そして、制服を着たままの腕を、彼女の前に差し出す。

 

誰の目にも、無謀な行為であることは明白だった。必修の家庭科を悠理が乗り切っているのは、よってたかって悠理の世話を焼きたがる女子連のおかげであることは有名な事実だ。

悠理は針仕事をしたことなど、ないに違いない。

しかも、清四郎は制服を脱ぐことすらしていないのだ。

 

「うへっ、それは自殺行為だぜ、清四郎さんよ」

「あ、あぶないわよ、清四郎!」

「流血の惨事だよぉ」

仲間たちそれぞれが止めるが、清四郎は平気な顔。

「ほら、悠理、数センチだけです。縫ってください」

馬鹿にしているのか悠理が泣きを入れるのを待っているのか、挑戦的な笑みを浮かべている清四郎を、悠理は睨んだ。

ごくんと唾を飲み込む。

「よ、よし、やってやらぁ!覚悟はいいか!」

ちゃ、と針を構えた悠理に、仲間たちは息を飲んだ。

 

ぶす。

 

勢いよく針を突き刺した途端、清四郎はわずかに顔を歪めた。

「・・・せめて糸を通してください、悠理。それに、僕の腕に刺さっています」

「わぁぁぁっ!ごめん〜〜」

 

 

 

それから30分後。

破れた袖5センチばかりはなんとか縫い合わされた。

テーブルから裁縫箱が退かされると同時に、今度は救急箱(備品)がドサリと置かれる。

 

清四郎は沈痛な面持ちで、薬箱を開いた。

「悠理、手を出してください。消毒します」

悠理は俯いて半ベソだ。

「・・・ごめん。おまえも血が出てっだろ?」

「僕よりも明らかにおまえの方が治療を要します」

 

清四郎のワイシャツの手首と、縫い合わされた制服の袖には数箇所血痕が付いている。

シャツのそれは清四郎の、そして制服に付いた血は悠理のものだ。

清四郎は慣れた手つきで悠理の傷を治療した。

 

「・・・悪かった」

清四郎がポツリと呟いた。

「・・・なんで、おまえが謝るんだよ」

気まずそうに黙々と包帯を巻いている清四郎と、うな垂れた悠理。

 

仲間たちはため息をついた。

「清四郎が無茶なのよ。

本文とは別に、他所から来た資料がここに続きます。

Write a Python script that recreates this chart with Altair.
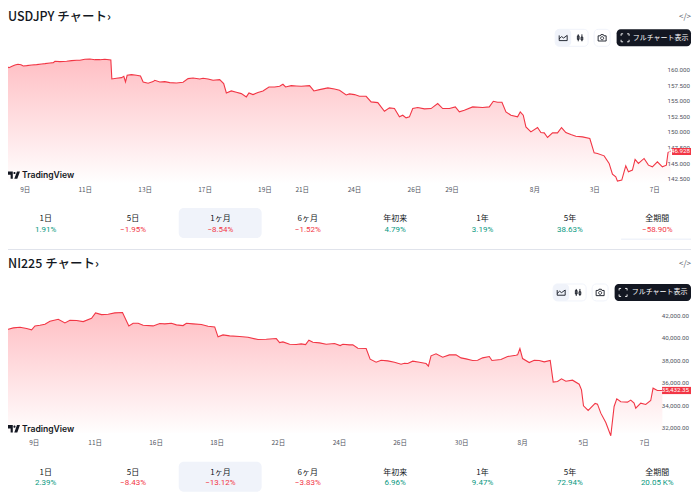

こうなることは予想できたじゃない」

「だけど、悠理はがんばりましたわ。ちゃんと・・・とは言えませんけど、投げ出さずに縫い上げましたもの」

「余計なところも縫ったり切ったりしてたけどな」

「すごいカギギザだよね、あれ修復できんの?」

清四郎の制服の袖は、血痕よりも目立つ縫いあとが残っていた。

「おばさまは洋裁がプロ級ですもの、なんとか・・・・なんとか、なりませんかしら?」

 

 

 

しかしその後、悠理の苦闘のあとは、いつまでも清四郎の袖に残ったままだった。

悠理は「嫌味かよ」とオカンムリ。

日頃の言動が響き、仲間たちの誰もが悠理と同じ感想。

悠理に刺された手首が痛むフリをして、自分の袖に口付ける清四郎の目尻が下がっていようとも。

 

菊正宗夫人の名誉のために追記しておくと、彼女は息子に制服を触らせてさえもらえなかったという――――。

 

 

 


哀しいことに、ほぼ実体験ネタ。私はもう信じられないくらい裁縫が苦手!子供の雑巾縫ってて、裁ちばさみで切腹。体操服のゼッケンは血染め。

悠理のようなお嬢に生まれたかった〜〜(号泣)

おかげで我が家では、針仕事(とアイロンかけと洗い物)は、ダンナの仕事です。